## What you will do
Leave out the pictures and repeat the data exactly.

## Data section
------------------------------------------------------------
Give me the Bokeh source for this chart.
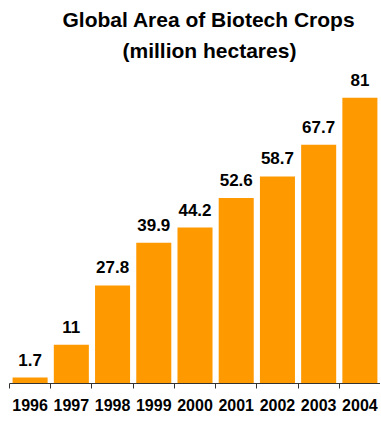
from bokeh.plotting import figure
from bokeh.models import ColumnDataSource, Range1d, Title, LabelSet, FixedTicker
from bokeh.core.properties import value
from bokeh.embed import file_html
from bokeh.resources import INLINE

years = ["1996", "1997", "1998", "1999", "2000", "2001", "2002", "2003", "2004"]
areas = [1.7, 11, 27.8, 39.9, 44.2, 52.6, 58.7, 67.7, 81]
area_labels = ["1.7", "11", "27.8", "39.9", "44.2", "52.6", "58.7", "67.7", "81"]

FONT = "Liberation Sans"
ORANGE = "#FF9900"

n = len(years)
centers = [i + 0.5 for i in range(n)]
source = ColumnDataSource(dict(x=centers, year=years, area=areas, label=area_labels))

p = figure(width=380, height=413, x_range=Range1d(0, n), y_range=Range1d(0, 91),
           output_backend="svg", toolbar_location=None,
           min_border_left=9, min_border_right=0, min_border_top=0, min_border_bottom=0)

p.vbar(x="x", top="area", width=0.85, bottom=0, source=source,
       fill_color=ORANGE, line_color=None)

labels = LabelSet(x="x", y="area", text="label", source=source,
                  text_align="center", text_baseline="alphabetic", y_offset=12,
                  text_font=value(FONT), text_font_size=value("17px"),
                  text_font_style=value("bold"), text_color=value("#000000"))
p.add_layout(labels)

p.yaxis.visible = False
p.xgrid.visible = False
p.ygrid.visible = False
p.outline_line_color = None

ax = p.xaxis[0]
ax.ticker = FixedTicker(ticks=centers, minor_ticks=list(range(n + 1)))
ax.major_label_overrides = {c: y for c, y in zip(centers, years)}
ax.major_tick_in = 0
ax.major_tick_out = 0
ax.minor_tick_in = 0
ax.minor_tick_out = 5
ax.minor_tick_line_color = "#333333"
ax.axis_line_color = "#333333"
ax.axis_line_width = 1
ax.major_label_standoff = 10
ax.major_label_text_font = FONT
ax.major_label_text_font_size = "16px"
ax.major_label_text_font_style = "bold"
ax.major_label_text_color = "#000000"

p.add_layout(Title(text="(million hectares)", align="left", offset=113, standoff=2,
                   text_font=FONT, text_font_size="21px", text_font_style="bold",
                   text_color="#000000"), "above")
p.add_layout(Title(text="Global Area of Biotech Crops", align="left", offset=53,
                   text_font=FONT, text_font_size="21px", text_font_style="bold",
                   text_color="#000000"), "above")

open("out.html", "w").write(file_html(p, INLINE))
------------------------------------------------------------
## Answer for this exercise
Give me the Bokeh source for this chart.
from bokeh.plotting import figure
from bokeh.models import ColumnDataSource, Range1d, Title, LabelSet, FixedTicker
from bokeh.core.properties import value
from bokeh.embed import file_html
from bokeh.resources import INLINE

years = ["1996", "1997", "1998", "1999", "2000", "2001", "2002", "2003", "2004"]
areas = [1.7, 11, 27.8, 39.9, 44.2, 52.6, 58.7, 67.7, 81]
area_labels = ["1.7", "11", "27.8", "39.9", "44.2", "52.6", "58.7", "67.7", "81"]

FONT = "Liberation Sans"
ORANGE = "#FF9900"

n = len(years)
centers = [i + 0.5 for i in range(n)]
source = ColumnDataSource(dict(x=centers, year=years, area=areas, label=area_labels))

p = figure(width=380, height=413, x_range=Range1d(0, n), y_range=Range1d(0, 91),
           output_backend="svg", toolbar_location=None,
           min_border_left=9, min_border_right=0, min_border_top=0, min_border_bottom=0)

p.vbar(x="x", top="area", width=0.85, bottom=0, source=source,
       fill_color=ORANGE, line_color=None)

labels = LabelSet(x="x", y="area", text="label", source=source,
                  text_align="center", text_baseline="alphabetic", y_offset=12,
                  text_font=value(FONT), text_font_size=value("17px"),
                  text_font_style=value("bold"), text_color=value("#000000"))
p.add_layout(labels)

p.yaxis.visible = False
p.xgrid.visible = False
p.ygrid.visible = False
p.outline_line_color = None

ax = p.xaxis[0]
ax.ticker = FixedTicker(ticks=centers, minor_ticks=list(range(n + 1)))
ax.major_label_overrides = {c: y for c, y in zip(centers, years)}
ax.major_tick_in = 0
ax.major_tick_out = 0
ax.minor_tick_in = 0
ax.minor_tick_out = 5
ax.minor_tick_line_color = "#333333"
ax.axis_line_color = "#333333"
ax.axis_line_width = 1
ax.major_label_standoff = 10
ax.major_label_text_font = FONT
ax.major_label_text_font_size = "16px"
ax.major_label_text_font_style = "bold"
ax.major_label_text_color = "#000000"

p.add_layout(Title(text="(million hectares)", align="left", offset=113, standoff=2,
                   text_font=FONT, text_font_size="21px", text_font_style="bold",
                   text_color="#000000"), "above")
p.add_layout(Title(text="Global Area of Biotech Crops", align="left", offset=53,
                   text_font=FONT, text_font_size="21px", text_font_style="bold",
                   text_color="#000000"), "above")

open("out.html", "w").write(file_html(p, INLINE))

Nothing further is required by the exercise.